Regulation Provision Relevance
GDPR Recital 26 Identifiability test Data is personal if any means can identify the subject
GDPR Art. 4(5) Pseudonymization definition Pseudonymized data is still personal data
GDPR Art. 25 Data protection by design Anonymization must be effective by design
HIPAA Safe Harbor 18 identifier categories All 18 must be removed for de-identification
CCPA 1798.140(h) Deidentified information Reasonably cannot be linked to a consumer
CCPA 1798.140(o) Personal information Includes information that identifies or could be linked

Output Format

Use finding ID prefix IDENT (e.g., IDENT-001, IDENT-002).

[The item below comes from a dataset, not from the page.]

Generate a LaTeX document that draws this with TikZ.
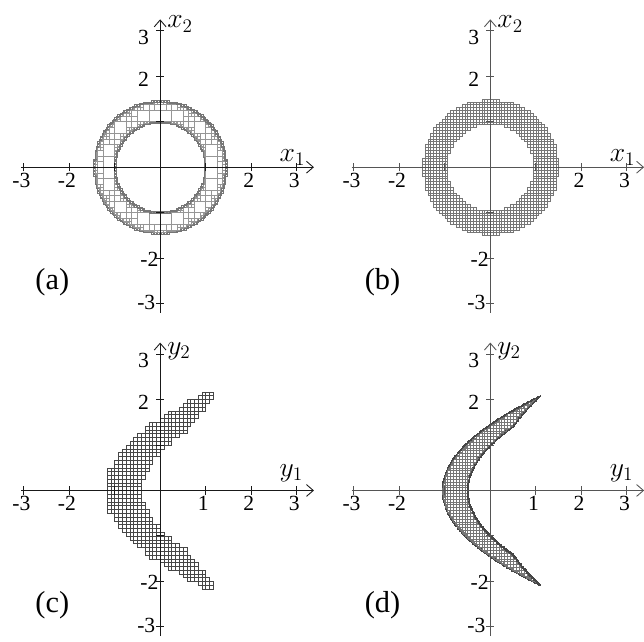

All findings follow the schema in
`../../shared/schemas/findings.md` with:

  • references.cwe: CWE-359 or CWE-200 as appropriate
  • references.owasp: A02:2021 (Cryptographic Failures -- weak anonymization)
  • metadata.tool: "identifying"
  • metadata.framework: "linddun"
  • metadata.category: "I"

Summary table after all findings:

| Identifiability Pattern     | Critical | High | Medium | Low |
|-----------------------------|----------|------|--------|-----|
| Direct PII exposure         |          |      |        |     |
| PII in logs                 |          |      |        |     |
| Quasi-identifier combos     |          |      |        |     |
| Insufficient anonymization  |          |      |        |     |
| Over-fetched API responses  |          |      |        |     |
| IP / device tracking        |          |      |        |     |

Followed by: top 3 priorities, re-identification risk assessment, and overall assessment.